Jen Theesfeld
Discourse Analysis of Mandy Smith, Page 79
1. What are the essay's main points?
· “One implication of (the research she has done/agrees with) is that describing what happens in a classroom literacy event requires attention to the moment-by-moment unfolding of the event and how people build on each other’s actions and uses of language” (80).
· “Since my interest was on how the teacher and students together created learning opportunities, I focused attention on what counted as knowledge and how the teacher and students created opportunities to construct knowledge.
· In brief, this meant looking for how the teacher and students built on each other’s message units in a way that defined what counted as knowledge in the lesson and on opportunities to extend the knowledge already presented.
· In some cases, this meant examining how the teacher and students defined what counted as reading and as evidence for an argument or claim” (81).
· Basically, Smith is looking at how teachers and students react to each other during a classroom discussion and wants to prove that the IRE (interaction, response, evaluation) method is effective because it adapts to the people involved (teacher and students).
2. What theories does it draw from (the authors should mention them straight out)?
· Theories in sociolinguistic ethnography - Gumperz, 1986; Hymes, 1974
· Theories in interactional sociolinguistics – Bloome et al., 2005; Green & Wallet, 1981
· Recent discussions of discourse analysis that bridge the micro and macrocontexts of student lives in and out of classrooms – Bloome & Clark, 2006; Gee, 1996
3. What "moves" does the analysis make (in terms of the particular features of language it focuses on, and the particular frames it uses = micro -macro correlations, socio-historical context, etc)?
· Interactional Unit 1 – “Warranting claims with evidence from the text is the explicit goal of the lesson”
· “an extended form of the traditional classroom conversational structure of teacher initiation followed by student response followed by teacher evaluation (IRE).”
· IRE is adaptable (student and teacher may both adapt)
· Some criticize IRE (encourages only short responses at best), but the transcripts disprove them – IRE allows “extended response and higher level thinking and argumentation” – shows that most conversational structures are adaptable
· Conclusion (unit 1) – it is important to find out how teachers and students are adapting conversational structures
· Interactional Unit 2 – “looking at Interactional Unit 1 in the context of Interactional Unit 2”
· Rather than a basic IRE, the teacher asks questions to which there may not be only one answer – instead, she asks ambiguous questions that allow the students to gain different perspectives.

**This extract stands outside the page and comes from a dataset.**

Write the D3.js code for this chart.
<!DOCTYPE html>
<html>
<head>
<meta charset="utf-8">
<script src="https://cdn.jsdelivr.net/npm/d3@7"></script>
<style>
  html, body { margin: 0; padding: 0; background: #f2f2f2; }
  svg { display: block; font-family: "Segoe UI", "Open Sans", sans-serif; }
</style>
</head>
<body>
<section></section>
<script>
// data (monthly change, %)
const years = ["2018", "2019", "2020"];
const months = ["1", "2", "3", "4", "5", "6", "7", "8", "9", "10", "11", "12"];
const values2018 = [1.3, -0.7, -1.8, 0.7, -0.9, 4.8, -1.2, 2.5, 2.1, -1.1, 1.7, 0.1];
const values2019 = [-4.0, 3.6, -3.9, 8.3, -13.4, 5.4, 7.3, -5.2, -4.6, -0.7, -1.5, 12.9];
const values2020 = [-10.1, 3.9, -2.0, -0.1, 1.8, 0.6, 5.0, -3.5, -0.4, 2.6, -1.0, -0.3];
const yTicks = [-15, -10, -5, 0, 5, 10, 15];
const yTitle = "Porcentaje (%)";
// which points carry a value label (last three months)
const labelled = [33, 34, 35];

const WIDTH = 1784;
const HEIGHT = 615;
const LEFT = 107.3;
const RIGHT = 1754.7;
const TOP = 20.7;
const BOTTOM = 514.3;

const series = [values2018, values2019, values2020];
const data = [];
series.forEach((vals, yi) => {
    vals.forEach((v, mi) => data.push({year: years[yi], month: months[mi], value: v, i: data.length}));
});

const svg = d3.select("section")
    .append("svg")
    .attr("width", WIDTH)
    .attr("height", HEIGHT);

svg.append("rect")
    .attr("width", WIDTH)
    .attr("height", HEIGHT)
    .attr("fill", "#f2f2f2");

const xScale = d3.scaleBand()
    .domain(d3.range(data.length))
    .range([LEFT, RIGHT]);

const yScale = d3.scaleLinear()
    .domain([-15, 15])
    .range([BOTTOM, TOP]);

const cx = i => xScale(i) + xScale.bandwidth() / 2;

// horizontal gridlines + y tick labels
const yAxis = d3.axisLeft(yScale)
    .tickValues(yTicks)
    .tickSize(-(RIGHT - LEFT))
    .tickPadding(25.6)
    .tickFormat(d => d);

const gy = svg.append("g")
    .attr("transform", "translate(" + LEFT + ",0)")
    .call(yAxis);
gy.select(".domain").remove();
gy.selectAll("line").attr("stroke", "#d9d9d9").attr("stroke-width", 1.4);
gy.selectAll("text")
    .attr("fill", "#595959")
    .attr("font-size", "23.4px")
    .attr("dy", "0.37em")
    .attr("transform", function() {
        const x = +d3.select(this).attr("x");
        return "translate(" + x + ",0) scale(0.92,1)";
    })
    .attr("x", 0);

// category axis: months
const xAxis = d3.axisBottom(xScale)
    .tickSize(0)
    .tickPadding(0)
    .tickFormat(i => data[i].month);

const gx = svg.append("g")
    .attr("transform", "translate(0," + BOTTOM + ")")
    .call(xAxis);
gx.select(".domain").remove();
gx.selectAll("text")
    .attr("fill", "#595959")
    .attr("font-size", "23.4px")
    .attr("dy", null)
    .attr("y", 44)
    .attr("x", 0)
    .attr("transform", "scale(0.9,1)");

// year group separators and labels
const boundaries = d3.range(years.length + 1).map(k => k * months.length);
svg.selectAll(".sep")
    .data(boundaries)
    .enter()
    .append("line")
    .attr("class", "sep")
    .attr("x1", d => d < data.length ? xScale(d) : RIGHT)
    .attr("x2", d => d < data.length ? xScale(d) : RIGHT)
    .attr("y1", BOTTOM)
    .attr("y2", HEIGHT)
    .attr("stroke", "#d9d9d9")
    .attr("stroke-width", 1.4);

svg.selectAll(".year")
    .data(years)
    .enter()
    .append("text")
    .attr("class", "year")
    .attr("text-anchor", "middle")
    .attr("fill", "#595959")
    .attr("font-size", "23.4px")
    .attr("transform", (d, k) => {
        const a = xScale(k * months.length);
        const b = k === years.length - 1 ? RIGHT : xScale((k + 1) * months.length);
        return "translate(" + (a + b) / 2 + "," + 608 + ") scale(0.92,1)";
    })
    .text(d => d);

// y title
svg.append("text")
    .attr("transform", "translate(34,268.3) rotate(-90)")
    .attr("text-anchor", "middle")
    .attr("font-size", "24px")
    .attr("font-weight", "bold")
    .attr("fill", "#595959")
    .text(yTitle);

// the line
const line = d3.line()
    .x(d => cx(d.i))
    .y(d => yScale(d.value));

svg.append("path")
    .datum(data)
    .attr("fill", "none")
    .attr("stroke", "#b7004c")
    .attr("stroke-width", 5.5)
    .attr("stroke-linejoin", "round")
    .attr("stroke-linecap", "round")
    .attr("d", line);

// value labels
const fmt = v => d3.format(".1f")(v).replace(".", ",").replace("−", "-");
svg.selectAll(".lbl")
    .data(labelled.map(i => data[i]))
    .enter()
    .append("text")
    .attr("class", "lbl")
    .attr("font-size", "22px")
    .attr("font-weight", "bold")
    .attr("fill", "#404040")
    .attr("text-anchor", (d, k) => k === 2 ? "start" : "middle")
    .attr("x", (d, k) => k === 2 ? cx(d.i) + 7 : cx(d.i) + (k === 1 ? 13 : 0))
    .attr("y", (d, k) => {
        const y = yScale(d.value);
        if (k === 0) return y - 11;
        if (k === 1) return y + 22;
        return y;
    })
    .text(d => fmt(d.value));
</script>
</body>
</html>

The teacher solicits claims from the students, but then asks them to provide evidence to back up the claims they have made.
· Opportunities from Unit 2 requires the examination of unit 3 – it’s important to use the entire conversation to gain from the context, to get a feel for what the subjects are really saying
· Unit 3 allows questions to be “refracted” – examined and recast in a different way or from someone else’s perspective. The teacher selects a different student for “permission to talk”, providing another set of learning opportunities.

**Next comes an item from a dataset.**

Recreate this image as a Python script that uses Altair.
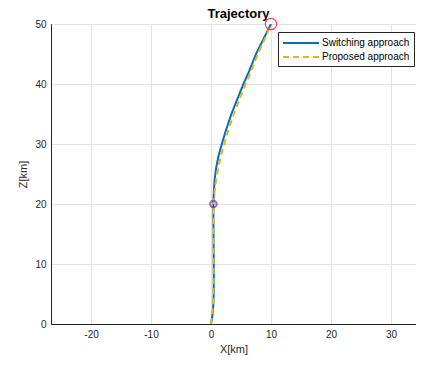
import altair as alt
import pandas as pd

# Switching approach trajectory (X[km], Z[km])
z_switch = [0, 1, 2, 3, 5, 8, 10, 12, 15, 18, 20, 21, 22, 24, 26, 28, 30, 32, 35, 38, 40, 42, 45, 48, 50]
x_switch = [0.0, 0.18, 0.3, 0.38, 0.45, 0.47, 0.46, 0.44, 0.42, 0.40, 0.40, 0.42, 0.47, 0.6, 0.85, 1.25, 1.8, 2.4, 3.4, 4.6, 5.4, 6.3, 7.5, 9.0, 10.0]

# Proposed approach trajectory
z_prop = [0, 1, 2, 3, 5, 8, 10, 12, 15, 18, 20, 21, 22, 24, 26, 28, 30, 32, 35, 38, 40, 42, 45, 48, 50]
x_prop = [0.0, 0.12, 0.22, 0.3, 0.38, 0.42, 0.42, 0.42, 0.41, 0.40, 0.40, 0.48, 0.6, 0.85, 1.2, 1.65, 2.2, 2.8, 3.8, 5.0, 5.8, 6.65, 7.8, 9.2, 10.0]

series = ["Switching approach", "Proposed approach"]
colors = ["#0072BD", "#EDB120"]

# Marker points
end_x, end_z = [10.0], [50.0]
switch_x, switch_z = [0.4], [20.0]

x_ticks = [-20, -10, 0, 10, 20, 30]
y_ticks = [0, 5, 10, 15, 20, 25, 30, 35, 40, 45, 50]

rows = []
for i, (x, z) in enumerate(zip(x_switch, z_switch)):
    rows.append({"X": x, "Z": z, "series": series[0], "i": i})
for i, (x, z) in enumerate(zip(x_prop, z_prop)):
    rows.append({"X": x, "Z": z, "series": series[1], "i": i})
df = pd.DataFrame(rows)

xscale = alt.Scale(domain=[-26.67, 34.17], nice=False, zero=False)
yscale = alt.Scale(domain=[0, 50], nice=False, zero=False)
xaxis = alt.Axis(values=x_ticks, title="X[km]", grid=True, labelExpr="'' + datum.value")
yaxis = alt.Axis(values=y_ticks, title="Z[km]", grid=True, labelExpr="'' + datum.value")

lines = alt.Chart(df).mark_line(strokeWidth=2, clip=True).encode(
    x=alt.X("X:Q", scale=xscale, axis=xaxis),
    y=alt.Y("Z:Q", scale=yscale, axis=yaxis),
    color=alt.Color("series:N", scale=alt.Scale(domain=series, range=colors),
                    sort=series,
                    legend=alt.Legend(title=None, orient="none", legendX=227, legendY=8,
                                      symbolType="M-1,0L5,0", symbolSize=144,
                                      symbolStrokeWidth=2, labelFontSize=10,
                                      labelColor="#000000", strokeColor="#262626",
                                      fillColor="white", padding=4, rowPadding=2,
                                      labelOffset=26)),
    strokeDash=alt.StrokeDash("series:N", scale=alt.Scale(domain=series, range=[[1, 0], [6, 4]]),
                              sort=series, legend=None),
    order="i:Q",
)

end_df = pd.DataFrame({"X": end_x, "Z": end_z})
sw_df = pd.DataFrame({"X": switch_x, "Z": switch_z})

end_mark = alt.Chart(end_df).mark_point(shape="circle", size=130, color="#FF0000",
                                        strokeWidth=1.2, filled=False).encode(
    x=alt.X("X:Q", scale=xscale), y=alt.Y("Z:Q", scale=yscale))
sw_mark = alt.Chart(sw_df).mark_point(shape="circle", size=45, color="#7E2F8E",
                                      strokeWidth=2, filled=False).encode(
    x=alt.X("X:Q", scale=xscale), y=alt.Y("Z:Q", scale=yscale))

chart = alt.layer(lines, sw_mark, end_mark).properties(
    width=365, height=300,
    title=alt.TitleParams("Trajectory", fontSize=13, fontWeight="bold", color="#000000",
                          offset=0, anchor="middle", baseline="bottom", dy=18, dx=5),
    autosize=alt.AutoSizeParams(type="none"),
    padding={"left": 43, "top": 16, "right": 0, "bottom": 31},
).configure(
    font="Liberation Sans"
).configure_view(
    stroke="#262626", strokeWidth=1
).configure_axis(
    domainColor="#262626", tickSize=0, labelColor="#262626", labelFontSize=10,
    titleColor="#262626", titleFontSize=11, titleFontWeight="normal",
    gridColor="#e3e3e3", gridWidth=1, labelPadding=5,
).configure_axisY(titlePadding=6).configure_axisX(titlePadding=4)

chart.save("out.html", embed_options={"renderer": "svg", "actions": False})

· However, the student continues her opinion and changes the direction of the conversation without prompting (provides her own evidence and feedback, refers back to the book)

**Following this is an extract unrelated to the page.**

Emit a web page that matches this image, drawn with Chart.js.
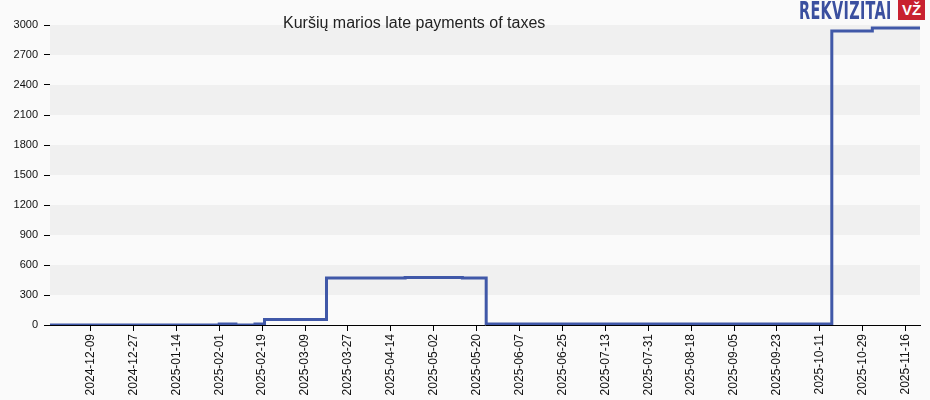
<!DOCTYPE html>
<html>
<head>
<meta charset="utf-8">
<script src="https://cdn.jsdelivr.net/npm/chart.js@4.4.1/dist/chart.umd.min.js"></script>
<style>
    body { margin: 0; background: #fafafa; }
    #wrap { position: relative; width: 930px; height: 400px; }
    #title { position: absolute; left: 283px; top: 14px; font: 16px "Liberation Sans", Arial, sans-serif; color: #222; }
    #logo { position: absolute; left: 799px; top: -4px; font: bold 25px "Liberation Sans Narrow", "DejaVu Sans Condensed", sans-serif; color: #3a4f9f; letter-spacing: 0.5px; transform: scaleX(0.64); transform-origin: left top; white-space: nowrap; }
    #vz { position: absolute; left: 898px; top: 0; width: 27px; height: 20px; background: #c8202f; color: #fff; font: bold 15px "Liberation Sans", Arial, sans-serif; text-align: center; line-height: 20px; }
</style>
</head>
<body>
<div id="wrap">
    <canvas id="lateChart" width="930" height="400"></canvas>
    <div id="title">Kuršių marios late payments of taxes</div>
    <div id="logo">REKVIZITAI</div>
    <div id="vz">VŽ</div>
</div>
<script>
// Dates where the amount changes, and the amount from that date on
const changeDates = ["2024-11-22", "2025-02-01", "2025-02-08", "2025-02-16", "2025-02-20", "2025-03-18",
    "2025-04-20", "2025-05-14", "2025-05-24", "2025-10-16", "2025-11-02", "2025-11-22"];
const amounts = [0, 10, 0, 10, 55, 470, 474, 471, 10, 2940, 2970, 2970];

// Dates shown on the x axis
const tickDates = ["2024-12-09", "2024-12-27", "2025-01-14", "2025-02-01", "2025-02-19", "2025-03-09",
    "2025-03-27", "2025-04-14", "2025-05-02", "2025-05-20", "2025-06-07", "2025-06-25", "2025-07-13",
    "2025-07-31", "2025-08-18", "2025-09-05", "2025-09-23", "2025-10-11", "2025-10-29", "2025-11-16"];

const DAY = 86400000;
const dayOf = d => Math.round(Date.parse(d) / DAY);
const labelOf = v => new Date(v * DAY).toISOString().slice(0, 10);

const points = changeDates.map((d, i) => ({ x: dayOf(d), y: amounts[i] }));

// Alternating grey bands behind the plot
const bands = {
    id: "bands",
    beforeDatasetsDraw(chart) {
        const { ctx, chartArea, scales } = chart;
        const y = scales.y;
        for (let v = 0; v < 3000; v += 300) {
            ctx.fillStyle = (v / 300) % 2 === 1 ? "#f0f0f0" : "#fafafa";
            const top = y.getPixelForValue(v + 300);
            const bottom = y.getPixelForValue(v);
            ctx.fillRect(chartArea.left, top, chartArea.right - chartArea.left, bottom - top);
        }
    }
};

new Chart(document.getElementById("lateChart"), {
    type: "line",
    data: {
        datasets: [{
            data: points,
            stepped: true,
            borderColor: "#4058a8",
            borderWidth: 3,
            pointRadius: 0,
            fill: false
        }]
    },
    options: {
        responsive: false,
        animation: false,
        layout: { padding: { top: 25, right: 10 } },
        plugins: { legend: { display: false }, tooltip: { enabled: false } },
        scales: {
            x: {
                type: "linear",
                min: dayOf("2024-11-22"),
                max: dayOf("2025-11-22"),
                afterBuildTicks: scale => { scale.ticks = tickDates.map(d => ({ value: dayOf(d) })); },
                afterFit: scale => { scale.height = 75; },
                grid: { drawOnChartArea: false, drawTicks: true, tickLength: 6, color: "#000" },
                border: { color: "#000", width: 1 },
                ticks: {
                    autoSkip: false,
                    minRotation: 90,
                    maxRotation: 90,
                    padding: 3,
                    color: "#111",
                    font: { family: "'Liberation Sans', Arial", size: 12 },
                    callback: v => labelOf(v)
                }
            },
            y: {
                min: 0,
                max: 3000,
                afterFit: scale => { scale.width = 50; },
                grid: { drawOnChartArea: false, drawTicks: true, tickLength: 6, color: "#000" },
                border: { color: "#000", width: 1 },
                ticks: {
                    stepSize: 300,
                    padding: 6,
                    color: "#111",
                    font: { family: "'Liberation Sans', Arial", size: 11 },
                    callback: v => String(v)
                }
            }
        }
    },
    plugins: [bands]
});
</script>
</body>
</html>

· The book wasn’t the main focus of the discussion, but merely a “prop for initiating such discussion”
· Although the student initiates her own conversation, the teacher still validates her and continues with the student’s point – this proves that IRE is adaptable – none of the comments were seen as interruption
· Line-by-line analysis of this interaction helps research what happens in classrooms and how learning opportunities are created
4. How is this essay organized (name what kind of material is in each section)?
Smith organizes the essay chronologically, based on the transcript of the classroom conversation. Each section picks apart a particular piece of the conversation. She uses the findings from the first section to build the second, proves the second section by referring back to the first, and then proves the third section by referring back to her findings from the first two sections. She actually doesn’t analyze 3/4 of the transcript, because she has already proven her point and/or they do not fit her specifications for what she wants to prove.
She constantly restates her hypothesis in the context of the section of the transcript she is analyzing. By continually referring back to her point and tying it in with whatever she is saying, she makes her adaptation of the transcript more important than the transcript itself.
5. What is this kind of discourse analysis good for? or - what kind of questions can it answer?
Smith wants to prove that IRE is an ideal teaching method. Her discourse analysis focuses only on how the conversation proves what she wants to say, and ignores ways which it does not. This type of discourse analysis is good for discussing new ideas, such as controversial or new teaching methods, which are better explained in the context of the environment in which they would be used. If worded correctly, I would assume that this type of discourse analysis could answer any kind of question regarding discourse. It’s like a lawyer calling someone to questioning at a trial – by asking certain questions, they can make a person admit to something they didn’t do, or didn’t want to admit to, or provide evidence that would otherwise have been kept secret. Smith only wants to prove one thing, so she ignores a large part of the transcript to describe something she is interested in. I think that this type of analysis is necessary sometimes, but would probably be questioned by other researchers quite a bit because it is so particular to the person’s ideology and is so obviously biased.